DATA SHOWN |
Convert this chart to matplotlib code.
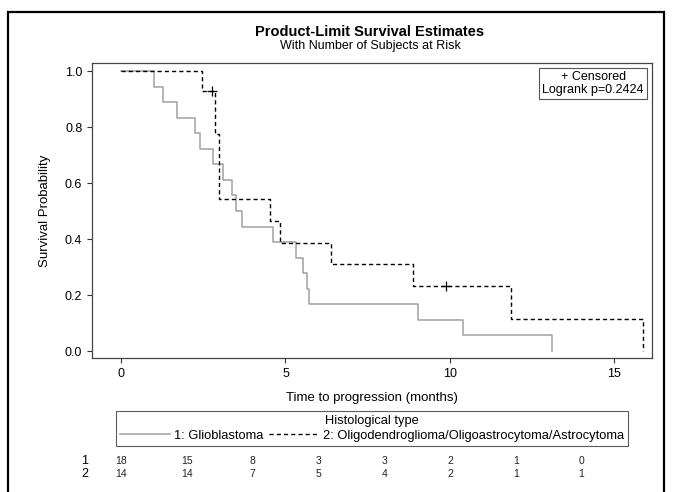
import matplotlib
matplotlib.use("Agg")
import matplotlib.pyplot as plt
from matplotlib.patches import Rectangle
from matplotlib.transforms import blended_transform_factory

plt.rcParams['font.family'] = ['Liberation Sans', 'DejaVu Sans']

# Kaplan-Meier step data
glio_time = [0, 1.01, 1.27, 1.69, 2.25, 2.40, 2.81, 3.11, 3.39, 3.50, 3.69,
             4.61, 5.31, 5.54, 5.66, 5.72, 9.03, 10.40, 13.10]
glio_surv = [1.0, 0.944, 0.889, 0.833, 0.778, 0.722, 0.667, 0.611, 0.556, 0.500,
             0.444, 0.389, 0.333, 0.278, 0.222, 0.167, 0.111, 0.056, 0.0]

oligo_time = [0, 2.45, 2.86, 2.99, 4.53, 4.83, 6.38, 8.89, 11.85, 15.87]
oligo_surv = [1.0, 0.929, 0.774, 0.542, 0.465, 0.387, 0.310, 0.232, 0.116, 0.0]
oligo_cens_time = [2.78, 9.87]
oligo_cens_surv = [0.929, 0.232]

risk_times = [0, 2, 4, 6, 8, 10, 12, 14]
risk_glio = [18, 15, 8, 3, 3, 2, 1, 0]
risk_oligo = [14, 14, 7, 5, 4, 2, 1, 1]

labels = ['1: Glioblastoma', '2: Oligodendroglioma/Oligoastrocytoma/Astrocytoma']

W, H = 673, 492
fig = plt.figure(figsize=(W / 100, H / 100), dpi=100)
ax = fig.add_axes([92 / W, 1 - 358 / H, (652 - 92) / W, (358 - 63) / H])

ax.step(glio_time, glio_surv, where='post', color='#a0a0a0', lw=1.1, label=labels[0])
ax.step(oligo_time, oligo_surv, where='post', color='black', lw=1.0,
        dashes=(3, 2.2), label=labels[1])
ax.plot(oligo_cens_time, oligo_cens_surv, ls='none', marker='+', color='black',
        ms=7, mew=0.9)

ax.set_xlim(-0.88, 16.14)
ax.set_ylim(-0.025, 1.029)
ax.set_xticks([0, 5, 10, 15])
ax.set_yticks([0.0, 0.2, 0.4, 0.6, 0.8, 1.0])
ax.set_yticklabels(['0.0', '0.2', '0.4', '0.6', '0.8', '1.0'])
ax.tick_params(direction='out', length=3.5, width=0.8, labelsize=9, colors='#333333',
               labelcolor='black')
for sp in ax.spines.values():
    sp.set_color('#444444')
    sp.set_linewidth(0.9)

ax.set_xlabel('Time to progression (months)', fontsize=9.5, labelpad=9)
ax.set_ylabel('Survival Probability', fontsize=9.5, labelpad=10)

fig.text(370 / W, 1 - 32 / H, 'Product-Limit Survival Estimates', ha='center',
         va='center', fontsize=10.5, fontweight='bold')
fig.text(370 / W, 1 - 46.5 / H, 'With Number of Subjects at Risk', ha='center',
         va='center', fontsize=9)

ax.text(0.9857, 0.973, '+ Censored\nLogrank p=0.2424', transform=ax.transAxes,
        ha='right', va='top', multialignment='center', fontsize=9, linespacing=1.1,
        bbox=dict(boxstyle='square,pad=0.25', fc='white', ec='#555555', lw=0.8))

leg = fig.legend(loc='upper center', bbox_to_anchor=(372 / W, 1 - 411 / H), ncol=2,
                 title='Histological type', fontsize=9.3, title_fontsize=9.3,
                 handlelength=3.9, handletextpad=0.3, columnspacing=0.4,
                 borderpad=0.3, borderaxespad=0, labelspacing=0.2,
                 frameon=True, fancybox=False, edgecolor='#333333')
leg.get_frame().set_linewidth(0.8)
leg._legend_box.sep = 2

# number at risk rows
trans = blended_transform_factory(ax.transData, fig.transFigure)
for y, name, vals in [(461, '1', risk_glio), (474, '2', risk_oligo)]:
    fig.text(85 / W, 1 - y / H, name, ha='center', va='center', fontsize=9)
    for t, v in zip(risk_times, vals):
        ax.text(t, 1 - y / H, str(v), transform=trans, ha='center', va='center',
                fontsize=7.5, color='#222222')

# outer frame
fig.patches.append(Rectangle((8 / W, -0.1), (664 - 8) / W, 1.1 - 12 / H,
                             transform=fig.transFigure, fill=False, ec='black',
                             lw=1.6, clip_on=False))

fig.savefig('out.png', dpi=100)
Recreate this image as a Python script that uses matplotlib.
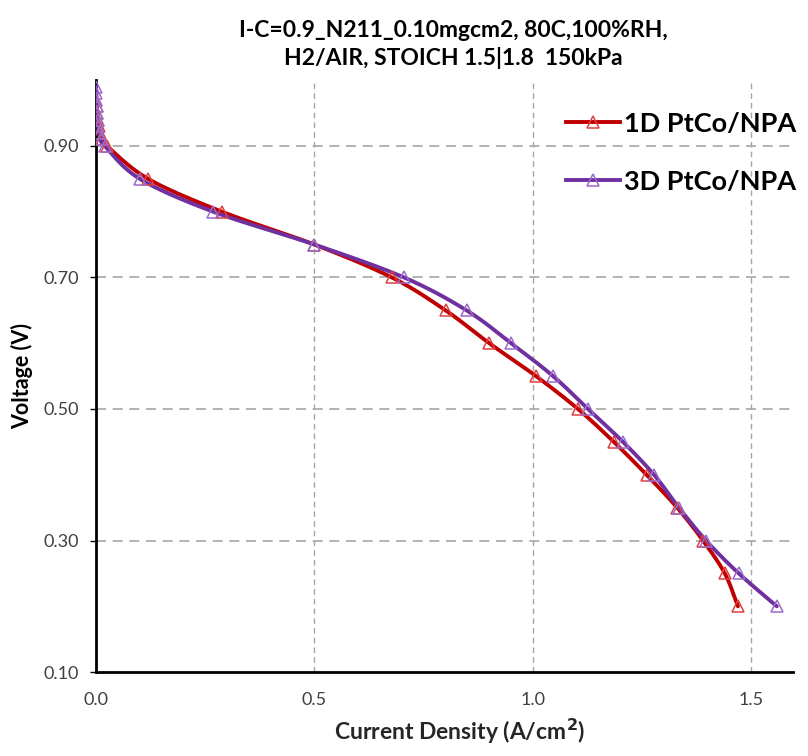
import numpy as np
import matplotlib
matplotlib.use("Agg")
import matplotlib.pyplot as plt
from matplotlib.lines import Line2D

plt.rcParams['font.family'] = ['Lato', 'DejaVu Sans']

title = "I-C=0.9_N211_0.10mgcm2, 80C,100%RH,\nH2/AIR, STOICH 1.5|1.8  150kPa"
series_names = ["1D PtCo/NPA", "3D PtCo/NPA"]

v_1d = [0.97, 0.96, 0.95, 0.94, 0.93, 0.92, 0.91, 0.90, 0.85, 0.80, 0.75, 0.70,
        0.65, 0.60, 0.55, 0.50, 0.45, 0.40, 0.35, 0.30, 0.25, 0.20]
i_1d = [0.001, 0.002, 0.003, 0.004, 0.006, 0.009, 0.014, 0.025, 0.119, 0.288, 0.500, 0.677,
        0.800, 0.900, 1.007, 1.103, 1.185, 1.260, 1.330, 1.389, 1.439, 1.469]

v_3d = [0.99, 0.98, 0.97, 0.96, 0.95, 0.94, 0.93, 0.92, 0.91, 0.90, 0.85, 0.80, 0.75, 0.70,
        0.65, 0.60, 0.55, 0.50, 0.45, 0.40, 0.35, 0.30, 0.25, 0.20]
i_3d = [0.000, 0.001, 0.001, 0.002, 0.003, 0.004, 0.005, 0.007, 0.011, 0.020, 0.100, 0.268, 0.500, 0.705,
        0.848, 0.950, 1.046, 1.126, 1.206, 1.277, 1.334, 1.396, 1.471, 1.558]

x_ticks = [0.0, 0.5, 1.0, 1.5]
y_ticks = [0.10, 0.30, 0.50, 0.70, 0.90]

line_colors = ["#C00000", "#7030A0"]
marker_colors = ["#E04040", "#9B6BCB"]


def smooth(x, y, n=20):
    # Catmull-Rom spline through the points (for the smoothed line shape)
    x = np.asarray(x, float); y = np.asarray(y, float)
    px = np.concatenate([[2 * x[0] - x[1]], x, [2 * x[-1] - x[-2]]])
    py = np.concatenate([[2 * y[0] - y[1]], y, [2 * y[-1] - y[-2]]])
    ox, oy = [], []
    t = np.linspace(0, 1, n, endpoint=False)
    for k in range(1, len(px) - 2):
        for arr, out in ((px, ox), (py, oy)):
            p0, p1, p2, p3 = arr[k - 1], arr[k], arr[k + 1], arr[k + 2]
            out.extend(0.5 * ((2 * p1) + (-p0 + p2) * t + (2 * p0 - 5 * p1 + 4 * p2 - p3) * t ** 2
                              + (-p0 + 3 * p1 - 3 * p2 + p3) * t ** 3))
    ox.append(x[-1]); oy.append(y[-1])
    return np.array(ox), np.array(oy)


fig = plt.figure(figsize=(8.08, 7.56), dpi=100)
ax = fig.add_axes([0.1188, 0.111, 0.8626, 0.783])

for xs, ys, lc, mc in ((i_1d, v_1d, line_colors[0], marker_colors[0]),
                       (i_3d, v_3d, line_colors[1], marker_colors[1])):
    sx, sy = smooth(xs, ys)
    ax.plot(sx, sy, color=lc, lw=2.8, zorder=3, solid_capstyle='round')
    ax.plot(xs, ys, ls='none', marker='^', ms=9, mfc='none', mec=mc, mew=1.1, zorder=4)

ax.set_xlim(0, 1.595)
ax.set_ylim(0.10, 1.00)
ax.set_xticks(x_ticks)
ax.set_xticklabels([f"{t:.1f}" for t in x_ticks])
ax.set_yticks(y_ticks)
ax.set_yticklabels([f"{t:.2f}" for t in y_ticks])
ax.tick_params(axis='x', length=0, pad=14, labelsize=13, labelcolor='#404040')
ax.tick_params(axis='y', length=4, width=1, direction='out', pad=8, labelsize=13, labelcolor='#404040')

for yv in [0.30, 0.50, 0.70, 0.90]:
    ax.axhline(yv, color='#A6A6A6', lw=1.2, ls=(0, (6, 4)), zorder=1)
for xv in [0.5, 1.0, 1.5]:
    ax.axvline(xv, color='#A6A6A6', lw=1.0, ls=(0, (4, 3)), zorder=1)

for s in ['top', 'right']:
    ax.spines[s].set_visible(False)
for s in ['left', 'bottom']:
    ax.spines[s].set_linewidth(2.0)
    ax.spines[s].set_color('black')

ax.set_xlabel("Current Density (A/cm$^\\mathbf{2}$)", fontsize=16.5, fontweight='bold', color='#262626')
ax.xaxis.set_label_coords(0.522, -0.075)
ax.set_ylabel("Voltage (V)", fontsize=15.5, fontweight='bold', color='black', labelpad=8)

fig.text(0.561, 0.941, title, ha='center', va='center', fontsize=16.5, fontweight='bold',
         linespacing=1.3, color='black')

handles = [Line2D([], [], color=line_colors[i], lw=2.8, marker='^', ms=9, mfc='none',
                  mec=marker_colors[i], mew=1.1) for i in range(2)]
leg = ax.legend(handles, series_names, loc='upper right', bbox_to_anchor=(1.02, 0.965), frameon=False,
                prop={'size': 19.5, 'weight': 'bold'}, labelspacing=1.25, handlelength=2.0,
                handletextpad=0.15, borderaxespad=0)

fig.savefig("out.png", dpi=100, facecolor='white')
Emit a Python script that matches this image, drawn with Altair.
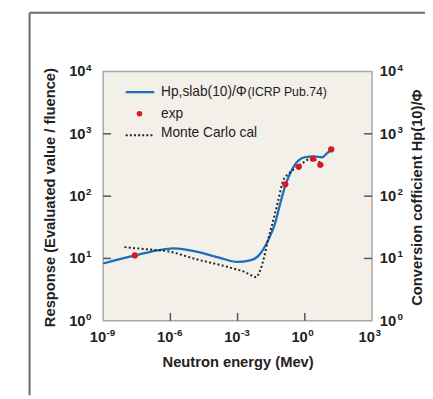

PROBLEM DESCRIPTION | Every line from the top of the entries through the line that holds "ax = fig.add_axes([92" is to be quoted exactly, please, and nothing else; omit the pictures.

FINISHED ANSWER |
Convert this chart to matplotlib code.
import matplotlib
matplotlib.use("Agg")
import matplotlib.pyplot as plt
from matplotlib.patches import Rectangle
from matplotlib.transforms import blended_transform_factory

plt.rcParams['font.family'] = ['Liberation Sans', 'DejaVu Sans']

# Kaplan-Meier step data
glio_time = [0, 1.01, 1.27, 1.69, 2.25, 2.40, 2.81, 3.11, 3.39, 3.50, 3.69,
             4.61, 5.31, 5.54, 5.66, 5.72, 9.03, 10.40, 13.10]
glio_surv = [1.0, 0.944, 0.889, 0.833, 0.778, 0.722, 0.667, 0.611, 0.556, 0.500,
             0.444, 0.389, 0.333, 0.278, 0.222, 0.167, 0.111, 0.056, 0.0]

oligo_time = [0, 2.45, 2.86, 2.99, 4.53, 4.83, 6.38, 8.89, 11.85, 15.87]
oligo_surv = [1.0, 0.929, 0.774, 0.542, 0.465, 0.387, 0.310, 0.232, 0.116, 0.0]
oligo_cens_time = [2.78, 9.87]
oligo_cens_surv = [0.929, 0.232]

risk_times = [0, 2, 4, 6, 8, 10, 12, 14]
risk_glio = [18, 15, 8, 3, 3, 2, 1, 0]
risk_oligo = [14, 14, 7, 5, 4, 2, 1, 1]

labels = ['1: Glioblastoma', '2: Oligodendroglioma/Oligoastrocytoma/Astrocytoma']

W, H = 673, 492
fig = plt.figure(figsize=(W / 100, H / 100), dpi=100)
ax = fig.add_axes([92 / W, 1 - 358 / H, (652 - 92) / W, (358 - 63) / H])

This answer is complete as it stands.